Finance Ministry officials are particularly concerned with developments and, according to sources, have started working on an action plan to restart the economy with coordinated and targeted moves in sectors that are the driving force of growth.
Officials say that it will not be an easy task and that it will take time for the economy to return to normal, adding that the landscape will be completely different across the EU and that the overall framework for fiscal rules will be re-evaluated.
Even though Greek Finance Minister Christos Staikouras described the IMF's forecasts for a 10 percent recession this year as being pessimistic, the basic projection provided by the General Accounting Office sees a 5 percent contraction rate on the condition that the crisis will ease in May and that production will start operating again. Otherwise, the recession will end up being closer to the IMF forecast.
This is also what the IOBE report showed, according to which the recession could be limited to 5 percent if the economy restarts in May, but will reach 9-10 percent if the restrictive measures are maintained throughout June.
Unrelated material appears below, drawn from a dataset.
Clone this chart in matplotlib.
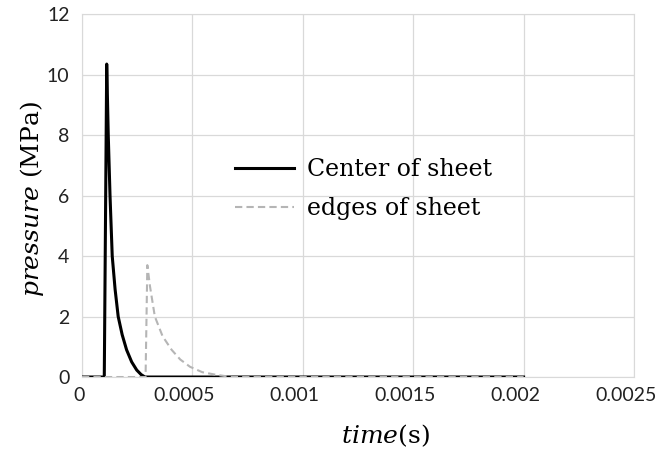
import numpy as np
import matplotlib.pyplot as plt
from matplotlib.transforms import ScaledTranslation

plt.rcParams['font.family'] = ['DejaVu Serif']
plt.rcParams['mathtext.fontset'] = 'dejavuserif'

# 판 중앙 압력 (MPa) - 그림에서 읽은 값
t_center = [0, 0.000101, 0.000112, 0.000119, 0.000127, 0.000137, 0.000150, 0.000164,
            0.000182, 0.000202, 0.000225, 0.000248, 0.000268, 0.000285, 0.002]
p_center = [0, 0, 10.35, 8.0, 6.0, 4.0, 2.9, 2.0, 1.4, 0.9, 0.5, 0.23, 0.08, 0, 0]

# 판 가장자리 압력 (MPa)
t_edge = [0, 0.000288, 0.000296, 0.000308, 0.000330, 0.000365, 0.000406, 0.000445,
          0.000489, 0.000545, 0.00061, 0.00068, 0.002]
p_edge = [0, 0, 3.70, 3.0, 2.0, 1.35, 0.9, 0.58, 0.34, 0.16, 0.07, 0, 0]

x_ticks = [0, 0.0005, 0.001, 0.0015, 0.002, 0.0025]
x_labels = ['0', '0.0005', '0.001', '0.0015', '0.002', '0.0025']
y_ticks = [0, 2, 4, 6, 8, 10, 12]

fig = plt.figure(figsize=(6.59, 4.57), dpi=100)
ax = fig.add_axes([0.1244, 0.175, 0.8376, 0.794])

ax.plot(t_center, p_center, color='black', lw=2.2, label='Center of sheet', zorder=3)
ax.plot(t_edge, p_edge, color='#b5b5b5', lw=1.5, ls=(0, (3.5, 2)), label='edges of sheet', zorder=4)

ax.set_xlim(0, 0.0025)
ax.set_ylim(0, 12)
ax.set_xticks(x_ticks)
ax.set_xticklabels(x_labels)
ax.set_yticks(y_ticks)
ax.grid(True, color='#d9d9d9', lw=0.9)
ax.set_axisbelow(True)
for s in ax.spines.values():
    s.set_color('#d9d9d9')
ax.tick_params(length=0, colors='#222222')
ax.tick_params(axis='x', pad=7)
ax.tick_params(axis='y', pad=9)
for lab in ax.get_xticklabels() + ax.get_yticklabels():
    lab.set_fontfamily(['Lato', 'DejaVu Sans'])
    lab.set_fontsize(14)
# x 눈금 글자가 원본처럼 약간 왼쪽으로 치우침 ('0' 만 조금)
for i, lab in enumerate(ax.get_xticklabels()):
    dx = -0.03 if i == 0 else -0.08
    lab.set_transform(lab.get_transform() + ScaledTranslation(dx, 0, fig.dpi_scale_trans))

fig.text(385 / 659, 1 - 436 / 457, r'$\mathit{time}$(s)', fontsize=18, ha='center', va='center')
fig.text(32 / 659, 1 - 199 / 457, r'$\mathit{pressure}$ (MPa)', fontsize=18,
         ha='center', va='center', rotation=90)

ax.legend(loc='upper left', bbox_to_anchor=(235 / 659, 1 - 158 / 457),
          bbox_transform=fig.transFigure, frameon=False, borderpad=0, borderaxespad=0,
          fontsize=17, handlelength=2.5, handletextpad=0.55, labelspacing=0.68)

plt.savefig('out.png', dpi=100)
A 10 percent decrease in GDP would be the economy's worst performance and far exceed annual drops recorded during the bailout years, exceeding the 7.1 percent contraction rate seen in 2011. It should also be noted that if the above estimates are confirmed, GDP in absolute numbers will give up 19 billion euros and will land at 171 billion euros, the lowest level since 2016, when it stood at 174.2 billion euros.
At the same time, the economic quarantine opens fiscal wounds. The budget deficit, based on support measures anounced so far, will increase by at least 2 percentage points, while the introduction of more aid in coming months is seen as boosting the shortfall to 9 percent in 2020, versus a general government surplus of 0.4 percent of GDP in 2019. After last year's primary budget surplus of 4 percent, the figure is forecast to show a deficit of 5.1 percent in 2020 and 4.4 percent in 2021.